I would imagine that children would have enjoyed this film - lots of nutty
comedy and nuttier action, total chaos, gadgets up the wazoo, visually quite
eccentric and absolutely no sense really. This would have made a decent Disney
film though chances are Disney would never have had a scene with ten kids
peeing on adults down below them. Golden Showers just wasn't Disney's thing.
There were a few scenes I found myself chuckling at and then feeling deeply
shamed for doing so.
Teddy Shit (seriously) is played by Teddy Robin Kwan who back in the 1980's
and early 90's was a very well-known name. He did about everything in film
- directed some terrific films (All the Wrong Spies, The Legend of Wisely
and Shanghai Shanghai), produced loads of films, sang on the soundtrack for
many films and was in his own right a very popular pop singer and he acted
in a bunch of comedies. He was even the leading man in some of them - and
that is even though he was very short and kind of dwarfish.

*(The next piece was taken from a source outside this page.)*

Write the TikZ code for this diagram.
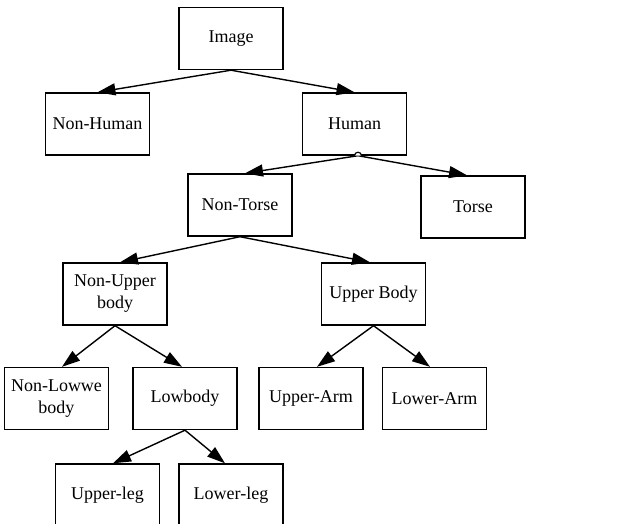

The thing is
that he pretty much always irritates me with his performances - and does
so again here.
Teddy is a homeless man and takes care of a young boy Benny who is played
by Bin Bin who was a child star for a couple of years before he faded away.
On the other side of the tracks is an old wealthy man played by Tsui Hark
in gray whiskers and hair who is taking care of his grandchild Little Steak,
again played by Bin Bin. The kid has everything but parents - and a new nanny
(Violet Pan) is brought on who survives the frontal attack of Little Steak's
toys. Then the old man dies and leaves everything to his grandson - and his
deeply flawed son realizes that he has to kill his nephew to inherit it all.
Benny is mistaken for Little Steak by the villains and brought to the house
with Teddy and the shenanigans begin and never stop. They even bring the
Black Widow (Ding Xiao-hui) aboard to kill Teddy with her poisonous kiss
and heaving breasts.
It is totally nonsensical and once it gets going it never stops. Some clever
sight gags, stunts and insanity. The DVD that I have that I bought in HK
is oddly dubbed into English. I wonder who and why someone went to the trouble.
On the plus side I didn't have to hear Teddy in Cantonese.